DATA PROVIDED:

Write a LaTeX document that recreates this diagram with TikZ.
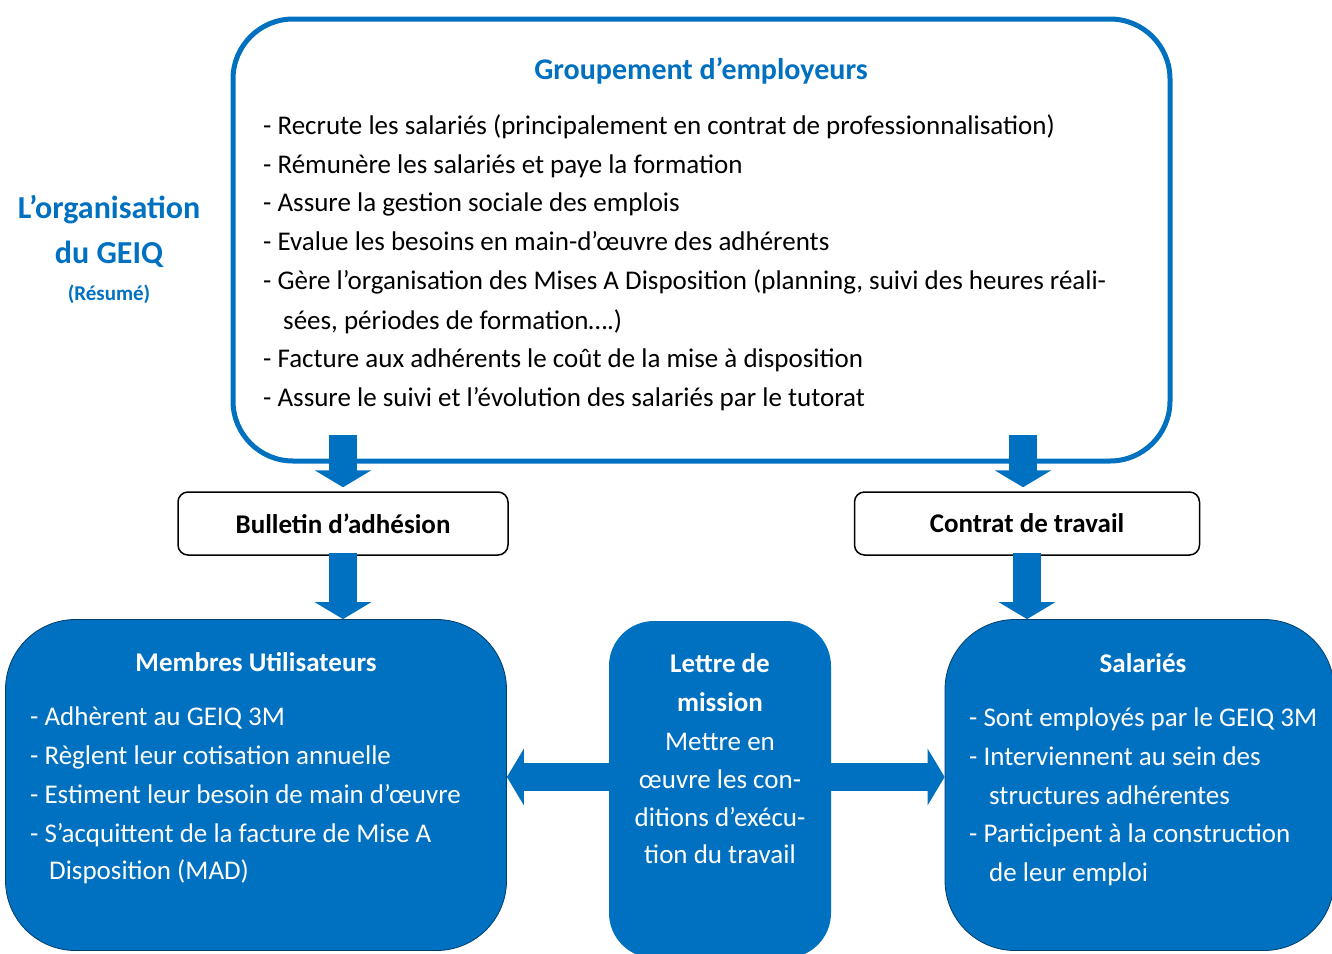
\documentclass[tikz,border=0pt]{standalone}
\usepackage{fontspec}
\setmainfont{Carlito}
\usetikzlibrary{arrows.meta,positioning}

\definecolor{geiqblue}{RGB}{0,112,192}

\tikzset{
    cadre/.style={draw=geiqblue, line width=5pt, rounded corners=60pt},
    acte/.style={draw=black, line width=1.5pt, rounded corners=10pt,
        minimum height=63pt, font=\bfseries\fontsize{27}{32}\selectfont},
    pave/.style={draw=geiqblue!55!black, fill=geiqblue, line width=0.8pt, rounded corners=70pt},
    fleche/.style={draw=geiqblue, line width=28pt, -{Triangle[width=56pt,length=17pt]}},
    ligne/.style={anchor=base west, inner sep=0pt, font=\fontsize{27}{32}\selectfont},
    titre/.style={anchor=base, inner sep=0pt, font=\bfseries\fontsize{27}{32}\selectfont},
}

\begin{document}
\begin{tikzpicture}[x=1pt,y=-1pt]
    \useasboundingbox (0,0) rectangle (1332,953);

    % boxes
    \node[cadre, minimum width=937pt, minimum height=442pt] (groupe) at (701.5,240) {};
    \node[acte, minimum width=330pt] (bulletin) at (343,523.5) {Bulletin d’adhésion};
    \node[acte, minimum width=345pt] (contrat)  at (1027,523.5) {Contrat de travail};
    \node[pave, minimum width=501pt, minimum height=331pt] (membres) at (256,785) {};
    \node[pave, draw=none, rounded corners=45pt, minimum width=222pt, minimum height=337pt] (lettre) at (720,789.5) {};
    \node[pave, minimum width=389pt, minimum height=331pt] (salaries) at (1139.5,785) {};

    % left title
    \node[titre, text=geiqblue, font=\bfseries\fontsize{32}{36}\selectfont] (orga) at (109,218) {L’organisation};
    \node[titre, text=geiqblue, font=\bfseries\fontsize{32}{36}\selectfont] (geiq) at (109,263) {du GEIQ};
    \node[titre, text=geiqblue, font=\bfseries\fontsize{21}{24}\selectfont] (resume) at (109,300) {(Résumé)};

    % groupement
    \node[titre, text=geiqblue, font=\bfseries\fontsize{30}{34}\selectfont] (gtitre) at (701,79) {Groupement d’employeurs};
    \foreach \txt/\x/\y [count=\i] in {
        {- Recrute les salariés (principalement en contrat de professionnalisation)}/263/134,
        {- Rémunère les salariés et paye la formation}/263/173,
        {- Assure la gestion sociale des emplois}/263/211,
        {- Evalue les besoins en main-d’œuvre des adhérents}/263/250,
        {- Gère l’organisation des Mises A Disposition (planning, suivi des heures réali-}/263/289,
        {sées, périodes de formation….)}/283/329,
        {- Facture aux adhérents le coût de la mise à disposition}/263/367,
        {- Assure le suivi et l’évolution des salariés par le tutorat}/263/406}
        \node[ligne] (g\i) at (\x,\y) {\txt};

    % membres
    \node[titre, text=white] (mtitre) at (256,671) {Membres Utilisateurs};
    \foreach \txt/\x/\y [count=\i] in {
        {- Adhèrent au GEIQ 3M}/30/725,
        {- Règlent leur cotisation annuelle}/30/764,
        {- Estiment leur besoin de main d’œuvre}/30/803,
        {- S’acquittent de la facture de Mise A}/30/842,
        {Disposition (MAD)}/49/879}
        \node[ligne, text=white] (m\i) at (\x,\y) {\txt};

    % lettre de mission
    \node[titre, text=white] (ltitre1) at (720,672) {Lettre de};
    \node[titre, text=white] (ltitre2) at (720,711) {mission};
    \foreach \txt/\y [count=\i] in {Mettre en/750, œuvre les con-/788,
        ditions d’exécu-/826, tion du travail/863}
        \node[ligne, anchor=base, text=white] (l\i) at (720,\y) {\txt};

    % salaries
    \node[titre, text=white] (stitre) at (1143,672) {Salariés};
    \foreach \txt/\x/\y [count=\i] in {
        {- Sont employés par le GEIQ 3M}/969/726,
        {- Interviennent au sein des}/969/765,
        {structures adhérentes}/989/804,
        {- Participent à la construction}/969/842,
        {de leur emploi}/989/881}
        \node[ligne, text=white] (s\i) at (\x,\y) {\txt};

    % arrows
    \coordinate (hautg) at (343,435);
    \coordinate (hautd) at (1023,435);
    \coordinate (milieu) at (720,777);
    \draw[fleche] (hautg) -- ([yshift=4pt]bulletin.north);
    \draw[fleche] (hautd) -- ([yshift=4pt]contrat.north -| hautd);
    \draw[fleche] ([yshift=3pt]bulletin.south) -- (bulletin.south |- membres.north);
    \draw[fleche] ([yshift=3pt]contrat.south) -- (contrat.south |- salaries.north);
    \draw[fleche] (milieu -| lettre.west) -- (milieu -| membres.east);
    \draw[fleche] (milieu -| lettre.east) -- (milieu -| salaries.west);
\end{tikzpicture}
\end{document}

WHAT YOU ARE ASKED TO DO: Print each line of the material above exactly, with the pictures removed from your copy.

TASK OUTPUT:
Write a LaTeX document that recreates this diagram with TikZ.
\documentclass[tikz,border=0pt]{standalone}
\usepackage{fontspec}
\setmainfont{Carlito}
\usetikzlibrary{arrows.meta,positioning}

\definecolor{geiqblue}{RGB}{0,112,192}

\tikzset{
    cadre/.style={draw=geiqblue, line width=5pt, rounded corners=60pt},
    acte/.style={draw=black, line width=1.5pt, rounded corners=10pt,
        minimum height=63pt, font=\bfseries\fontsize{27}{32}\selectfont},
    pave/.style={draw=geiqblue!55!black, fill=geiqblue, line width=0.8pt, rounded corners=70pt},
    fleche/.style={draw=geiqblue, line width=28pt, -{Triangle[width=56pt,length=17pt]}},
    ligne/.style={anchor=base west, inner sep=0pt, font=\fontsize{27}{32}\selectfont},
    titre/.style={anchor=base, inner sep=0pt, font=\bfseries\fontsize{27}{32}\selectfont},
}

\begin{document}
\begin{tikzpicture}[x=1pt,y=-1pt]
    \useasboundingbox (0,0) rectangle (1332,953);

    % boxes
    \node[cadre, minimum width=937pt, minimum height=442pt] (groupe) at (701.5,240) {};
    \node[acte, minimum width=330pt] (bulletin) at (343,523.5) {Bulletin d’adhésion};
    \node[acte, minimum width=345pt] (contrat)  at (1027,523.5) {Contrat de travail};
    \node[pave, minimum width=501pt, minimum height=331pt] (membres) at (256,785) {};
    \node[pave, draw=none, rounded corners=45pt, minimum width=222pt, minimum height=337pt] (lettre) at (720,789.5) {};
    \node[pave, minimum width=389pt, minimum height=331pt] (salaries) at (1139.5,785) {};

    % left title
    \node[titre, text=geiqblue, font=\bfseries\fontsize{32}{36}\selectfont] (orga) at (109,218) {L’organisation};
    \node[titre, text=geiqblue, font=\bfseries\fontsize{32}{36}\selectfont] (geiq) at (109,263) {du GEIQ};
    \node[titre, text=geiqblue, font=\bfseries\fontsize{21}{24}\selectfont] (resume) at (109,300) {(Résumé)};

    % groupement
    \node[titre, text=geiqblue, font=\bfseries\fontsize{30}{34}\selectfont] (gtitre) at (701,79) {Groupement d’employeurs};
    \foreach \txt/\x/\y [count=\i] in {
        {- Recrute les salariés (principalement en contrat de professionnalisation)}/263/134,
        {- Rémunère les salariés et paye la formation}/263/173,
        {- Assure la gestion sociale des emplois}/263/211,
        {- Evalue les besoins en main-d’œuvre des adhérents}/263/250,
        {- Gère l’organisation des Mises A Disposition (planning, suivi des heures réali-}/263/289,
        {sées, périodes de formation….)}/283/329,
        {- Facture aux adhérents le coût de la mise à disposition}/263/367,
        {- Assure le suivi et l’évolution des salariés par le tutorat}/263/406}
        \node[ligne] (g\i) at (\x,\y) {\txt};

    % membres
    \node[titre, text=white] (mtitre) at (256,671) {Membres Utilisateurs};
    \foreach \txt/\x/\y [count=\i] in {
        {- Adhèrent au GEIQ 3M}/30/725,
        {- Règlent leur cotisation annuelle}/30/764,
        {- Estiment leur besoin de main d’œuvre}/30/803,
        {- S’acquittent de la facture de Mise A}/30/842,
        {Disposition (MAD)}/49/879}
        \node[ligne, text=white] (m\i) at (\x,\y) {\txt};

    % lettre de mission
    \node[titre, text=white] (ltitre1) at (720,672) {Lettre de};
    \node[titre, text=white] (ltitre2) at (720,711) {mission};
    \foreach \txt/\y [count=\i] in {Mettre en/750, œuvre les con-/788,
        ditions d’exécu-/826, tion du travail/863}
        \node[ligne, anchor=base, text=white] (l\i) at (720,\y) {\txt};

    % salaries
    \node[titre, text=white] (stitre) at (1143,672) {Salariés};
    \foreach \txt/\x/\y [count=\i] in {
        {- Sont employés par le GEIQ 3M}/969/726,
        {- Interviennent au sein des}/969/765,
        {structures adhérentes}/989/804,
        {- Participent à la construction}/969/842,
        {de leur emploi}/989/881}
        \node[ligne, text=white] (s\i) at (\x,\y) {\txt};

    % arrows
    \coordinate (hautg) at (343,435);
    \coordinate (hautd) at (1023,435);
    \coordinate (milieu) at (720,777);
    \draw[fleche] (hautg) -- ([yshift=4pt]bulletin.north);
    \draw[fleche] (hautd) -- ([yshift=4pt]contrat.north -| hautd);
    \draw[fleche] ([yshift=3pt]bulletin.south) -- (bulletin.south |- membres.north);
    \draw[fleche] ([yshift=3pt]contrat.south) -- (contrat.south |- salaries.north);
    \draw[fleche] (milieu -| lettre.west) -- (milieu -| membres.east);
    \draw[fleche] (milieu -| lettre.east) -- (milieu -| salaries.west);
\end{tikzpicture}
\end{document}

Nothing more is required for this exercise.